High school students across the country will compete in this fall's National Financial Literacy Challenge, vying for scholarships and other awards. Apart from the recognition students and teachers can earn from the U.S. Treasury, Charles Schwab Foundation offers college scholarships to students with the highest scores.
Administered by the U.S. Department of the Treasury, the Challenge is a 35-question voluntary online test that covers a broad range of personal finance topics.
Registration is currently open and teachers can learn more about the Challenge and sign up their students at the U.S. Treasury Web site. The Challenge will be administered November 3rd through the 26th, and winners will be announced in December.
Over 46,000 students took the inaugural Challenge this past spring, and 10 teens who achieved scores of 100 percent were awarded scholarships by Charles Schwab Foundation, in addition to receiving medals and other recognition from the U.S. Department of the Treasury. Building on this excitement, the fall 2008 Challenge is expected to draw an even greater number of students.

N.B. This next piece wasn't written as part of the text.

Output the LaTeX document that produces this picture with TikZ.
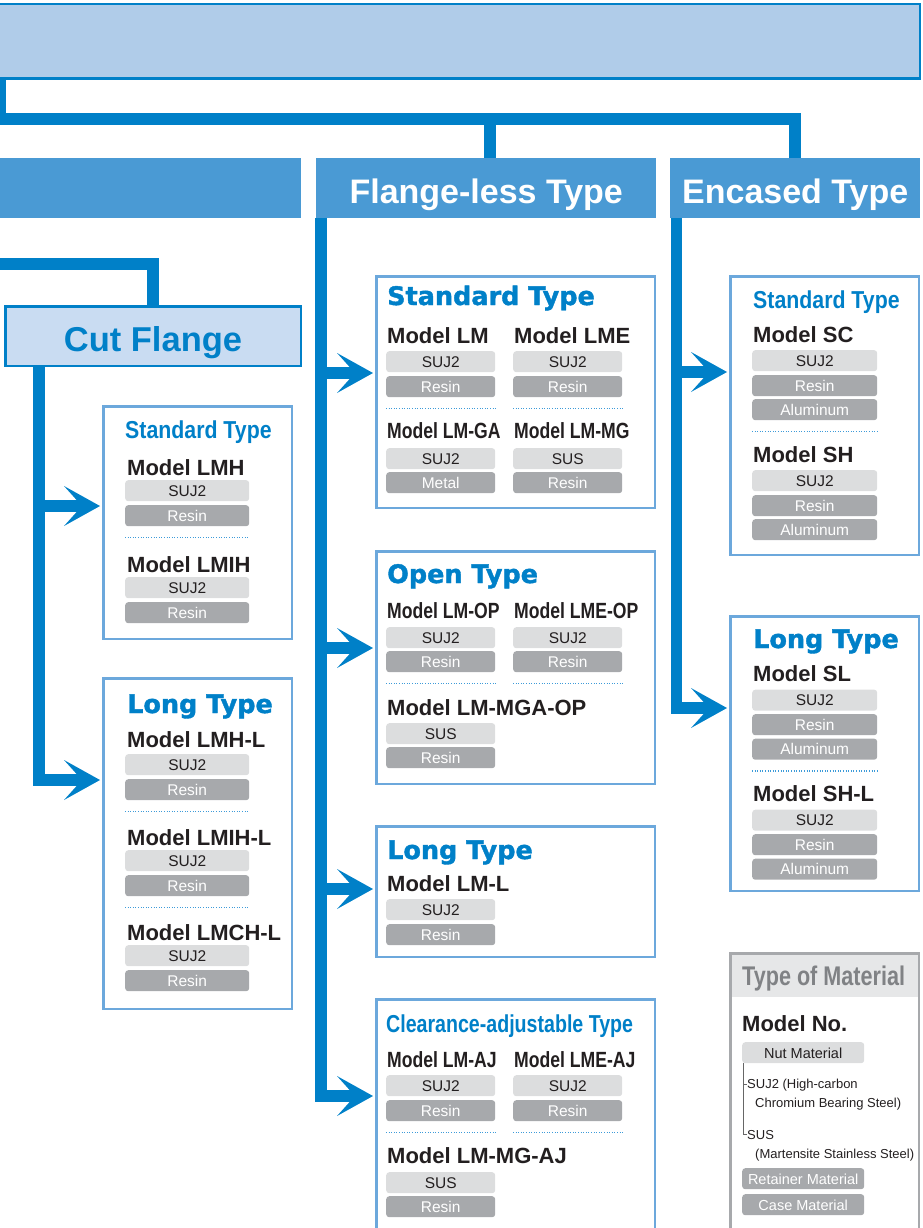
\documentclass[tikz,border=0pt]{standalone}
\usepackage{fontspec}
\setmainfont{Liberation Sans}
\newfontfamily\condfont[FakeStretch=0.8]{Liberation Sans Bold}
\newfontfamily\semicond[FakeStretch=0.87]{Liberation Sans Bold}
\newfontfamily\widefont[FakeBold=1.5]{DejaVu Sans Bold}
\usetikzlibrary{arrows.meta}

\definecolor{tblue}{HTML}{0080C8}
\definecolor{hdrblue}{HTML}{4A9AD4}
\definecolor{topfill}{HTML}{B0CCE9}
\definecolor{cffill}{HTML}{C9DCF2}
\definecolor{pnlblue}{HTML}{6CA8DC}
\definecolor{nutgray}{HTML}{DCDDDE}
\definecolor{retgray}{HTML}{A7A9AC}
\definecolor{sepblue}{HTML}{3D9BD9}
\definecolor{leggray}{HTML}{A7A9AC}
\definecolor{legband}{HTML}{E6E7E8}
\definecolor{legtext}{HTML}{808285}
\definecolor{txtdark}{HTML}{231F20}

\begin{document}
\begin{tikzpicture}[x=1pt, y=-1pt,
  topbox/.style = {draw=tblue, line width=2.5pt, fill=topfill, anchor=north west,
                   inner sep=0pt, minimum width=923.5pt, minimum height=74.5pt},
  hdr/.style    = {fill=hdrblue, text=white, anchor=north west, inner sep=0pt,
                   minimum height=60pt, text height=31pt, text depth=0pt,
                   font=\fontsize{34}{34}\selectfont\bfseries},
  cfbox/.style  = {draw=tblue, line width=2.5pt, fill=cffill, text=tblue,
                   anchor=north west, inner sep=0pt, minimum width=295.5pt,
                   minimum height=59.5pt, text height=31pt, text depth=0pt,
                   font=\fontsize{34.5}{34.5}\selectfont\bfseries},
  pnl/.style    = {draw=pnlblue, line width=2.5pt, anchor=north west, inner sep=0pt},
  trunk/.style  = {tblue, line width=11.5pt},
  arr/.style    = {trunk, shorten >=2pt,
                   -{Stealth[length=36pt, width=40pt, inset=18pt, line width=0pt]}},
  ttlw/.style   = {anchor=base west, inner sep=0pt, text=tblue,
                   font=\fontsize{25.5}{25.5}\widefont},
  ttlc/.style   = {anchor=base west, inner sep=0pt, text=tblue,
                   font=\fontsize{24.5}{24.5}\semicond},
  ttlcc/.style  = {anchor=base west, inner sep=0pt, text=tblue,
                   font=\fontsize{24.5}{24.5}\condfont},
  mdl/.style    = {anchor=base west, inner sep=0pt, text=txtdark,
                   font=\fontsize{22}{22}\selectfont\bfseries},
  mdlc/.style   = {anchor=base west, inner sep=0pt, text=txtdark,
                   font=\fontsize{22}{22}\condfont},
  pill/.style   = {anchor=north west, rounded corners=3pt, inner sep=0pt,
                   minimum height=21pt, text height=11pt, text depth=0pt,
                   font=\fontsize{15.5}{15.5}\selectfont},
  nut/.style    = {pill, fill=nutgray, text=txtdark},
  ret/.style    = {pill, fill=retgray, text=white},
  wc/.style     = {minimum width=124pt},
  wf/.style     = {minimum width=109pt},
  we/.style     = {minimum width=125pt},
  wl/.style     = {minimum width=122pt, font=\fontsize{14.5}{14.5}\selectfont},
  dotsep/.style = {sepblue, line width=1.6pt, dash pattern=on 1pt off 1.6pt},
  legtxt/.style = {anchor=base west, inner sep=0pt, text=txtdark,
                   font=\fontsize{13}{13}\selectfont},
  legtree/.style= {draw=black!60, line width=1pt},
]
\useasboundingbox (0,0) rectangle (922,1228);

% top level and the three type headers
\node[topbox] (top) at (-5,3) {};
\node[hdr, minimum width=301pt] (flgh) at (0,158) {};
\node[hdr, minimum width=340pt] (flh)  at (316,158) {Flange-less Type};
\node[hdr, minimum width=250pt] (ench) at (670,158) {Encased Type};

\coordinate (bus)  at (0,119);
\coordinate (flin) at ([xshift=4pt]flh.north);
\draw[trunk] (top.south -| 0.5,0) |- (ench.north |- bus) -- (ench.north);
\draw[trunk] (flin |- bus) -- (flin);

% cut flange branch
\node[cfbox] (cutf) at (4,305) {Cut Flange};
\coordinate (cfin) at (-8,264);
\draw[trunk] (cfin) -| (cutf.north);

% panels
\node[pnl, minimum width=188.5pt, minimum height=232.5pt] (cfstd)  at (102,405) {};
\node[pnl, minimum width=188.5pt, minimum height=330.5pt] (cflong) at (102,677) {};
\node[pnl, minimum width=278.5pt, minimum height=231.5pt] (flstd)  at (375,275) {};
\node[pnl, minimum width=278.5pt, minimum height=232.5pt] (flopen) at (375,550) {};
\node[pnl, minimum width=278.5pt, minimum height=130.5pt] (fllong) at (375,825) {};
\node[pnl, minimum width=278.5pt, minimum height=260pt]   (flclr)  at (375,998) {};
\node[pnl, minimum width=188.5pt, minimum height=278.5pt] (ecstd)  at (729,275) {};
\node[pnl, minimum width=188.5pt, minimum height=274.5pt] (eclong) at (729,615) {};

% trunks with arrows into the panels
\coordinate (cft) at ([xshift=35pt]cutf.south west);
\coordinate (flt) at ([xshift=5pt]flh.south west);
\coordinate (ect) at ([xshift=6.5pt]ench.south west);

\coordinate (t1) at (cfstd.west |- 0,506);
\coordinate (t2) at (cflong.west |- 0,780);
\draw[arr] (cft |- t1) -- (t1);
\draw[arr] (cft) |- (t2);

\coordinate (t3) at (flstd.west |- 0,373);
\coordinate (t4) at (flopen.west |- 0,648);
\coordinate (t5) at (fllong.west |- 0,889);
\coordinate (t6) at (flclr.west |- 0,1096);
\draw[arr] (flt |- t3) -- (t3);
\draw[arr] (flt |- t4) -- (t4);
\draw[arr] (flt |- t5) -- (t5);
\draw[arr] (flt) |- (t6);

\coordinate (t7) at (ecstd.west |- 0,372);
\coordinate (t8) at (eclong.west |- 0,708);
\draw[arr] (ect |- t7) -- (t7);
\draw[arr] (ect) |- (t8);

% cut flange / standard
\node[ttlc] (cfstdt) at (125,438) {Standard Type};
\node[mdl] (lmh) at (127,475) {Model LMH};
\node[nut, wc] (lmh1) at (125,480) {SUJ2};
\node[ret, wc] (lmh2) at (125,505) {Resin};
\draw[dotsep] ([yshift=-11pt]lmh2.south west) -- ([yshift=-11pt]lmh2.south east);
\node[mdl] (lmih) at (127,572) {Model LMIH};
\node[nut, wc] (lmih1) at (125,577) {SUJ2};
\node[ret, wc] (lmih2) at (125,602) {Resin};

% cut flange / long
\node[ttlw] (cflongt) at (127,713) {Long Type};
\node[mdl] (lmhl) at (127,747) {Model LMH-L};
\node[nut, wc] (lmhl1) at (125,754) {SUJ2};
\node[ret, wc] (lmhl2) at (125,779) {Resin};
\draw[dotsep] ([yshift=-11pt]lmhl2.south west) -- ([yshift=-11pt]lmhl2.south east);
\node[mdl] (lmihl) at (127,845) {Model LMIH-L};
\node[nut, wc] (lmihl1) at (125,850) {SUJ2};
\node[ret, wc] (lmihl2) at (125,875) {Resin};
\draw[dotsep] ([yshift=-11pt]lmihl2.south west) -- ([yshift=-11pt]lmihl2.south east);
\node[mdl] (lmchl) at (127,940) {Model LMCH-L};
\node[nut, wc] (lmchl1) at (125,945) {SUJ2};
\node[ret, wc] (lmchl2) at (125,970) {Resin};

% flange-less / standard
\node[ttlw] (flstdt) at (387,305) {Standard Type};
\node[mdl] (lm)  at (387,343) {Model LM};
\node[mdl] (lme) at (514,343) {Model LME};
\node[nut, wf] (lm1)  at (386,351) {SUJ2};
\node[ret, wf] (lm2)  at (386,376) {Resin};
\node[nut, wf] (lme1) at (513,351) {SUJ2};
\node[ret, wf] (lme2) at (513,376) {Resin};
\draw[dotsep] ([yshift=-11pt]lm2.south west) -- ([yshift=-11pt]lm2.south east);
\draw[dotsep] ([yshift=-11pt]lme2.south west) -- ([yshift=-11pt]lme2.south east);
\node[mdlc] (lmga) at (387,438) {Model LM-GA};
\node[mdlc] (lmmg) at (514,438) {Model LM-MG};
\node[nut, wf] (lmga1) at (386,448) {SUJ2};
\node[ret, wf] (lmga2) at (386,472) {Metal};
\node[nut, wf] (lmmg1) at (513,448) {SUS};
\node[ret, wf] (lmmg2) at (513,472) {Resin};

% flange-less / open
\node[ttlw] (flopent) at (387,583) {Open Type};
\node[mdlc] (lmop)  at (387,618) {Model LM-OP};
\node[mdlc] (lmeop) at (514,618) {Model LME-OP};
\node[nut, wf] (lmop1)  at (386,627) {SUJ2};
\node[ret, wf] (lmop2)  at (386,651) {Resin};
\node[nut, wf] (lmeop1) at (513,627) {SUJ2};
\node[ret, wf] (lmeop2) at (513,651) {Resin};
\draw[dotsep] ([yshift=-11pt]lmop2.south west) -- ([yshift=-11pt]lmop2.south east);
\draw[dotsep] ([yshift=-11pt]lmeop2.south west) -- ([yshift=-11pt]lmeop2.south east);
\node[mdl] (lmmgaop) at (387,715) {Model LM-MGA-OP};
\node[nut, wf] (lmmgaop1) at (386,723) {SUS};
\node[ret, wf] (lmmgaop2) at (386,747) {Resin};

% flange-less / long
\node[ttlw] (fllongt) at (387,859) {Long Type};
\node[mdl] (lml) at (387,891) {Model LM-L};
\node[nut, wf] (lml1) at (386,899) {SUJ2};
\node[ret, wf] (lml2) at (386,924) {Resin};

% flange-less / clearance-adjustable
\node[ttlcc] (flclrt) at (386,1032) {Clearance-adjustable Type};
\node[mdlc] (lmaj)  at (387,1067) {Model LM-AJ};
\node[mdlc] (lmeaj) at (514,1067) {Model LME-AJ};
\node[nut, wf] (lmaj1)  at (386,1075) {SUJ2};
\node[ret, wf] (lmaj2)  at (386,1100) {Resin};
\node[nut, wf] (lmeaj1) at (513,1075) {SUJ2};
\node[ret, wf] (lmeaj2) at (513,1100) {Resin};
\draw[dotsep] ([yshift=-11pt]lmaj2.south west) -- ([yshift=-11pt]lmaj2.south east);
\draw[dotsep] ([yshift=-11pt]lmeaj2.south west) -- ([yshift=-11pt]lmeaj2.south east);
\node[mdl] (lmmgaj) at (387,1163) {Model LM-MG-AJ};
\node[nut, wf] (lmmgaj1) at (386,1172) {SUS};
\node[ret, wf] (lmmgaj2) at (386,1196) {Resin};

% encased / standard
\node[ttlc] (ecstdt) at (753,308) {Standard Type};
\node[mdl] (sc) at (753,342) {Model SC};
\node[nut, we] (sc1) at (752,350) {SUJ2};
\node[ret, we] (sc2) at (752,375) {Resin};
\node[ret, we] (sc3) at (752,399) {Aluminum};
\draw[dotsep] ([yshift=-11pt]sc3.south west) -- ([yshift=-11pt]sc3.south east);
\node[mdl] (sh) at (753,462) {Model SH};
\node[nut, we] (sh1) at (752,470) {SUJ2};
\node[ret, we] (sh2) at (752,495) {Resin};
\node[ret, we] (sh3) at (752,519) {Aluminum};

% encased / long
\node[ttlw] (eclongt) at (753,648) {Long Type};
\node[mdl] (sl) at (753,681) {Model SL};
\node[nut, we] (sl1) at (752,689.5) {SUJ2};
\node[ret, we] (sl2) at (752,714) {Resin};
\node[ret, we] (sl3) at (752,738.5) {Aluminum};
\draw[dotsep] ([yshift=-11pt]sl3.south west) -- ([yshift=-11pt]sl3.south east);
\node[mdl] (shl) at (753,801) {Model SH-L};
\node[nut, we] (shl1) at (752,809.5) {SUJ2};
\node[ret, we] (shl2) at (752,834) {Resin};
\node[ret, we] (shl3) at (752,858.5) {Aluminum};

% legend
\node[fill=legband, anchor=north west, inner sep=0pt, minimum width=191pt,
      minimum height=45pt] (legbd) at (729,952) {};
\node[draw=leggray, line width=2.5pt, anchor=north west, inner sep=0pt,
      minimum width=188.5pt, minimum height=300pt] (leg) at (729,952) {};
\node[anchor=base west, inner sep=0pt, text=legtext,
      font=\fontsize{27}{27}\condfont] (legt) at (742,985) {Type of Material};
\node[mdl] (legm) at (742,1031) {Model No.};
\node[nut, wl] (nutm) at (742,1042) {Nut Material};
\node[legtxt] (lsuj)  at (747,1088) {SUJ2 (High-carbon};
\node[legtxt] (lsujb) at (755,1107) {Chromium Bearing Steel)};
\node[legtxt] (lsus)  at (747,1139) {SUS};
\node[legtxt] (lsusb) at (755,1158) {(Martensite Stainless Steel)};
\node[ret, wl] (retm) at (742,1168) {Retainer Material};
\node[ret, wl] (casm) at (742,1194) {Case Material};
\draw[legtree] ([xshift=1.5pt]nutm.south west) |- (lsuj.west);
\draw[legtree] ([xshift=1.5pt]nutm.south west) |- (lsus.west);

\end{tikzpicture}
\end{document}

"It's our hope that these awards will encourage other teachers across the country to bring the lessons of personal finance into their classrooms," said Dan Iannicola Jr., Treasury's deputy assistant secretary for financial education and executive director of the President's Advisory Council on Financial Literacy. "Financial education for today's youth is critical, as they truly have the ability to make lasting change in America's spending, borrowing, saving and investing habits," he added.
The pool of Challenge questions was developed by the Office of Financial Education, Department of the U.S. Treasury, in consultation with four prominent academicians, the Jump$tart Coalition for Personal Financial Literacy, Junior Achievement USA, the National Council on Economic Education (NCEE), and the National Endowment for Financial Education (NEFE).
Awards for High-Scoring Students
Charles Schwab Foundation will award a scholarship of $1,000 each to up to 100 students who get a score of 100%. In addition, the Foundation will award $1,000 to the student's school or organization that contributed to the student's financial education.
The U.S. Department of the Treasury will present medals to students scoring in the top 1 percent and Certificates of Recognition to students scoring in the top 25 percent.
"Understanding the basics of personal finance is a life skill everyone needs," said Carrie Schwab-Pomerantz, president of Charles Schwab Foundation. "Through the Challenge, we have the opportunity to raise awareness of the need for more financial education," she added, "and at the same time reward the students and schools that do an outstanding job. These kids — and their teachers — can inspire others with the message that learning about money management is not only smart, it's essential."
About the National Financial Literacy Challenge
The Challenge is offered by the U.S. Department of the Treasury, and was recommended by the President's Advisory Council on Financial Literacy. The Challenge was developed by the U.S. Treasury in consultation with four non-governmental economists and four education organizations. The economists are: Dr. Annamaria Lusardi, Dartmouth College; Dr. Lewis Mandell, University of Washington; Dr. Sarapage McCorkle, Junior Achievement of Mississippi Valley, Inc.; and Dr. William Walstad, University of Nebraska-Lincoln. The education organizations are: Jump$tart Coalition for Personal Financial Literacy, Junior Achievement USA, The National Council on Economic Education, and the National Endowment for Financial Education.